The film concerns an elder King Henry II (O’Toole, who also portrayed a younger version of the historical figure in 1964’s Becket — a performance he also received an Academy Award nomination for) who summons his three sons Richard (Hopkins), Geoffrey (Castle), and the sniveling John (Terry) to his Anjou residence during Christmas. He also orders his wife Eleanor of Aquitaine (Hepburn) to be briefly released from her imprisonment for this holiday gathering, as it appears he is ready to name his successor to the English throne.

What follows is a witty, frequently funny, sometimes shockingly violent (mostly emotionally, but sometimes physically as well) affair that also includes Henry’s latest mistress Alais Capet (Merrow), a French princess who is the half-sister to King Philip II of France (Dalton) and also happens to be betrothed to Richard (who seems rather disinterested in marrying her). There’s lots of double-dealing, a bit of back-stabbing, and a whole lot of familial dirty laundry strewn out on the table for all to see. All-in-all, it’s gloriously entertaining.

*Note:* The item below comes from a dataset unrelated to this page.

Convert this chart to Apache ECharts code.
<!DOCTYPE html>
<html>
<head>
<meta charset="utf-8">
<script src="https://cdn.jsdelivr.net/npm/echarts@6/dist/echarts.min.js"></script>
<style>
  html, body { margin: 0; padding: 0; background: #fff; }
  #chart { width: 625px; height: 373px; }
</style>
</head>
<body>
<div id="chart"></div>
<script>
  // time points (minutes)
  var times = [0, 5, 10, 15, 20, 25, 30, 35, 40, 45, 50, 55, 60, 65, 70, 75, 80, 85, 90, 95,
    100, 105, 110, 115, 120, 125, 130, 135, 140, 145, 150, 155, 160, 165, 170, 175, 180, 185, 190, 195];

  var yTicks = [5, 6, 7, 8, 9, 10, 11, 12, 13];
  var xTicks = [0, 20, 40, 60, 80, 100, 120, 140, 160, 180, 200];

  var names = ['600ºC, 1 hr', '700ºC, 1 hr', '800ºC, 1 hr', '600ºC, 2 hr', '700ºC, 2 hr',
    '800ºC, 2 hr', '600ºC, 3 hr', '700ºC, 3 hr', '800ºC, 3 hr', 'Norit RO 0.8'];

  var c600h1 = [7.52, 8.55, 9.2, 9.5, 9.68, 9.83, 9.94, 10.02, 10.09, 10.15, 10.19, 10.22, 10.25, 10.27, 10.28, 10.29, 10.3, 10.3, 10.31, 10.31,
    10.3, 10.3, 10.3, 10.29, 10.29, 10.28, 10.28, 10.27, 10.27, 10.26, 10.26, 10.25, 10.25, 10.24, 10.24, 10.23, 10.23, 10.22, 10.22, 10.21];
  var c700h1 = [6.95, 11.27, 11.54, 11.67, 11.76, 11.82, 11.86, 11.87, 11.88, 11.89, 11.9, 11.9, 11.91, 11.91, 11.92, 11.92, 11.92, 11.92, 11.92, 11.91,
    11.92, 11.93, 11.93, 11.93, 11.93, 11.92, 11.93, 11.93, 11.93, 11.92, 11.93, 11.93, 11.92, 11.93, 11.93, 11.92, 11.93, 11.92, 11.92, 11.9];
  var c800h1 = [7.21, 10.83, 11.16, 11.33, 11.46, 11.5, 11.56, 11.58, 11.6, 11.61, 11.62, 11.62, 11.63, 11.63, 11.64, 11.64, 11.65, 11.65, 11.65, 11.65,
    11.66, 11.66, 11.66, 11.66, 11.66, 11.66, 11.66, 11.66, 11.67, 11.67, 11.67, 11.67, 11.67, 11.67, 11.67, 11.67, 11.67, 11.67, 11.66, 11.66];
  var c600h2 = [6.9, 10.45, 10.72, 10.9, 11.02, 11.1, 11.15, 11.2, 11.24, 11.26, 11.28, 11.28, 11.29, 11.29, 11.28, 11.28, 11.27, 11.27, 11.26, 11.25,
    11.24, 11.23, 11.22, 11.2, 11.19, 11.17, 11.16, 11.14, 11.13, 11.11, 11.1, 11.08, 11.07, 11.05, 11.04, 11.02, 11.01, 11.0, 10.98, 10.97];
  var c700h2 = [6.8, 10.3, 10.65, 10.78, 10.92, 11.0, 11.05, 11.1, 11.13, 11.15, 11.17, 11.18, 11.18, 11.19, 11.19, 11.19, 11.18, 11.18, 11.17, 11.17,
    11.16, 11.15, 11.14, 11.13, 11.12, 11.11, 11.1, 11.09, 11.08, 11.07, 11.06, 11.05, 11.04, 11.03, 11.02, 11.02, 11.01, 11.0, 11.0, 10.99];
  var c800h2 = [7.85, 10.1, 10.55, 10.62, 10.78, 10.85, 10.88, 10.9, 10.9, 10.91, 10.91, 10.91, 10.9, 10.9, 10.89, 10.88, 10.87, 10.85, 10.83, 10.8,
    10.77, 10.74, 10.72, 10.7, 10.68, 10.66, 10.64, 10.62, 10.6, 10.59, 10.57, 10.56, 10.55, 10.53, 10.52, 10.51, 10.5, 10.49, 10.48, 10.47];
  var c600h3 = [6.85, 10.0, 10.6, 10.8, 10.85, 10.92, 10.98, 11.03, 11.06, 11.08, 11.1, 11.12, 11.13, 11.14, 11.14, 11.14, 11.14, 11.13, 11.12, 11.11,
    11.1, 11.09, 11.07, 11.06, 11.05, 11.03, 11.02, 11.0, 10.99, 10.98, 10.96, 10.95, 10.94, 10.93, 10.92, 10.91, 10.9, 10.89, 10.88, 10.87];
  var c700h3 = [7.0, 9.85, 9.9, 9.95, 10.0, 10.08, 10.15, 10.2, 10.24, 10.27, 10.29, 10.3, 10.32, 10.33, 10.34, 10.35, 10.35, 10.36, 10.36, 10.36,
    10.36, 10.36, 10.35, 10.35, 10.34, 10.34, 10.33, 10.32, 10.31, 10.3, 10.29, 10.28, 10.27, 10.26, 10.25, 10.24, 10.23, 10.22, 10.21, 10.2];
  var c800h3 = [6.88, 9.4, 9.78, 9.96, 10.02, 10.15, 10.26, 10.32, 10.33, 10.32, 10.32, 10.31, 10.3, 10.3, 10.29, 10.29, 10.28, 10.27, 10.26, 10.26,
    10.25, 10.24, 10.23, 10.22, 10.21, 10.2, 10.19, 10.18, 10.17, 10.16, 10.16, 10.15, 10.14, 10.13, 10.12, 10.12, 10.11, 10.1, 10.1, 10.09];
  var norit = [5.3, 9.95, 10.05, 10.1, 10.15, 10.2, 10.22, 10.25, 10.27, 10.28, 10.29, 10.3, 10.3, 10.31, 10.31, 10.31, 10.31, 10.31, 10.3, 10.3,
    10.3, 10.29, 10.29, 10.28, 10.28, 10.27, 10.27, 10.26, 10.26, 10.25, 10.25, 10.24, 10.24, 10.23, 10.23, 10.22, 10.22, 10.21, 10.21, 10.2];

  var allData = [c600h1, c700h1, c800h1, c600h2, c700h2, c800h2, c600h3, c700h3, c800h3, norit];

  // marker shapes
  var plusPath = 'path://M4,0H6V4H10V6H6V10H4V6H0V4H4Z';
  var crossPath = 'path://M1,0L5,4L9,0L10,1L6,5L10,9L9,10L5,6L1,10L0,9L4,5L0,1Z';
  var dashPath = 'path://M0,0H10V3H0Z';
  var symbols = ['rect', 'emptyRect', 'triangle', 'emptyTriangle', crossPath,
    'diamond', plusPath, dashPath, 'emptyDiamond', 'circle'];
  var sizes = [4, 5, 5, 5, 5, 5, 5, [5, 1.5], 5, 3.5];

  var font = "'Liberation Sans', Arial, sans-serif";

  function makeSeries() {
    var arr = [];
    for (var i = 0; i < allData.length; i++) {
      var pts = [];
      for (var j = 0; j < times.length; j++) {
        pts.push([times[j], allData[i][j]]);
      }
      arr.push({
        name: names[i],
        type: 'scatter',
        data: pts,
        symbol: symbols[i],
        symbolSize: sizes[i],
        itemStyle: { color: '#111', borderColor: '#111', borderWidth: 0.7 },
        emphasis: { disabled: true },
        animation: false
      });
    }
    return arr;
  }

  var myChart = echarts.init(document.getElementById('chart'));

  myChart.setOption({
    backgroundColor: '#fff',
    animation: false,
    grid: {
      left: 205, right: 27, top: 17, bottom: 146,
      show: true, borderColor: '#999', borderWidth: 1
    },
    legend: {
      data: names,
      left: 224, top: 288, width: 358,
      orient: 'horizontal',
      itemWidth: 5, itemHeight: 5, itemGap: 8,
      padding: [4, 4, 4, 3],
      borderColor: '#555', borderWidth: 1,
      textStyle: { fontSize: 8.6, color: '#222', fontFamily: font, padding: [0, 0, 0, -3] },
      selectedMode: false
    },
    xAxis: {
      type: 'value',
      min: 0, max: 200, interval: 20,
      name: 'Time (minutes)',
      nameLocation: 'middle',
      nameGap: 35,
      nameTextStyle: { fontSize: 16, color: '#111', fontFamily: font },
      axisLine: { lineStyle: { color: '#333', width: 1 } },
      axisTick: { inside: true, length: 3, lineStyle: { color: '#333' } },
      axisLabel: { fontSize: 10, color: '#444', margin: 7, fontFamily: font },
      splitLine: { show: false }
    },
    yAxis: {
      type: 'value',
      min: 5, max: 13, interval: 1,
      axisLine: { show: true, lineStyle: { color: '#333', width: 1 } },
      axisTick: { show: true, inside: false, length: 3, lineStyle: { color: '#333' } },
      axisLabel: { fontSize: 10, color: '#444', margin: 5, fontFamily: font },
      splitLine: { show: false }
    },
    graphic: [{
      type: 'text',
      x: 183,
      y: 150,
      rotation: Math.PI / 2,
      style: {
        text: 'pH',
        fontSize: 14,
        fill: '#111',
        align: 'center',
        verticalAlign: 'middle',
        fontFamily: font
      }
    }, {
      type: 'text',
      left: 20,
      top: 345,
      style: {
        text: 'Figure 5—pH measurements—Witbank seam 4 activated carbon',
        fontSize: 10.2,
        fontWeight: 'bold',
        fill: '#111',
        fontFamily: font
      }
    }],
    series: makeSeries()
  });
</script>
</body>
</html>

The Lion in Winter (1968) | PHOTO: MGM

As terrific as the entire ensemble may be, make no mistake, this is the O’Toole-Hepburn show right from the start. The moment the duo take the screen together sparks cannot help but fly. They twist and turn the verbal knife into one another’s bellies with gleeful, purposefully Machiavellian relish. Yet they also generate an immeasurable aura of respect for one another, one that is hewed with vestiges of love that hasn’t so much been lost as it has been set aside for the sake of political gains. But it’s still there, residing just underneath the surface, and the way O’Toole and Hepburn can make it vividly real with just the raise of an eyebrow, the crook of a shoulder, or the oral stammer of an otherwise venom-filled syllable is simply masterful.

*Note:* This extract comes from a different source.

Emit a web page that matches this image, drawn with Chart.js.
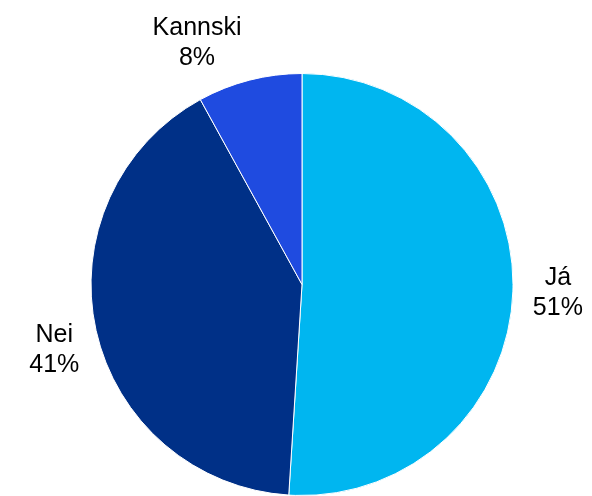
<!DOCTYPE html>
<html>
<head>
<meta charset="utf-8">
<script src="https://cdn.jsdelivr.net/npm/chart.js@4"></script>
<style>
  html, body { margin: 0; padding: 0; background: #fff; }
  #wrap { width: 592px; height: 496px; }
</style>
</head>
<body>
<div id="wrap"><canvas id="pie" width="592" height="496"></canvas></div>
<script>
// answer categories and shares (%)
const categories = ['Já', 'Nei', 'Kannski']
const shares = [51, 41, 8]
const sliceColors = ['#00B6F0', '#003087', '#1F4BE0']

// extra turn (degrees) for labels that would crowd a neighbour
const labelTurn = { Kannski: -8, Nei: -2 }

const outsideLabels = {
  id: 'outsideLabels',
  afterDatasetsDraw (chart) {
    const ctx = chart.ctx
    const meta = chart.getDatasetMeta(0)
    ctx.save()
    ctx.font = '25px "Liberation Sans", Arial, sans-serif'
    ctx.fillStyle = '#000'
    ctx.textAlign = 'center'
    ctx.textBaseline = 'middle'
    const lineH = 30
    meta.data.forEach((arc, i) => {
      const { x, y, startAngle, endAngle, outerRadius } = arc.getProps(['x', 'y', 'startAngle', 'endAngle', 'outerRadius'], true)
      const name = categories[i]
      let a = (startAngle + endAngle) / 2 + ((labelTurn[name] || 0) * Math.PI / 180)
      const dx = Math.cos(a)
      const dy = Math.sin(a)
      const lines = [name, shares[i] + '%']
      const w = Math.max(...lines.map(t => ctx.measureText(t).width))
      const h = lines.length * lineH
      const d = outerRadius + 20
      const cx = x + dx * d + dx * w / 2
      const cy = y + dy * d + dy * h / 2
      lines.forEach((t, k) => {
        ctx.fillText(t, cx, cy - h / 2 + lineH / 2 + k * lineH)
      })
    })
    ctx.restore()
  }
}

new Chart(document.getElementById('pie'), {
  type: 'pie',
  data: {
    labels: categories,
    datasets: [{
      data: shares,
      backgroundColor: sliceColors,
      borderColor: '#ffffff',
      borderWidth: 1
    }]
  },
  options: {
    responsive: false,
    animation: false,
    layout: { padding: { top: 73, bottom: -4, left: 88, right: 76 } },
    plugins: {
      legend: { display: false },
      tooltip: { enabled: false }
    }
  },
  plugins: [outsideLabels]
})
</script>
</body>
</html>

What can I say? I adore The Lion in Winter, and even if it can’t entirely escape its theatrical roots, this vividly realized yet still dynamically character-driven epic is an absolute all-timer I could watch on repeat for days on end and never grow tired of.

THE VIDEO

The Lion in Winter is presented on a 50GB Blu-ray MPEG-4 AVC Video with a 2.35:1 1080p transfer.

THE AUDIO

This Blu-ray features an English DTS-HD Master Audio 5.1 soundtrack along with an English DTS-HD Master Audio 2.0 track and includes optional English SDH subtitles.

THE EXTRAS

All extras are the same as found on Kino’s previous 2018 release of the film and include:

Audio Commentary by Director Anthony Harvey recorded in 2000
Interview with Sound Recordist Simon Kaye (10:23)
Original Theatrical Trailer (3:18)

A new slipsleeve has also been included with this rerelease of the title.

FINAL THOUGHTS

The Lion in Winter is one of my all-time favorite historical melodramas. Peter O’Toole and Katharine Hepburn are electrifying, and the supporting cast — many of whom were at the very beginning of their careers — is magnificent right across the board. While Kino’s KL Studio Classics rerelease of the title offers up nothing new (other than another high-quality slipsleeve that has become de rigueur for this product line), this is still a fine Blu-ray and comes highly recommended.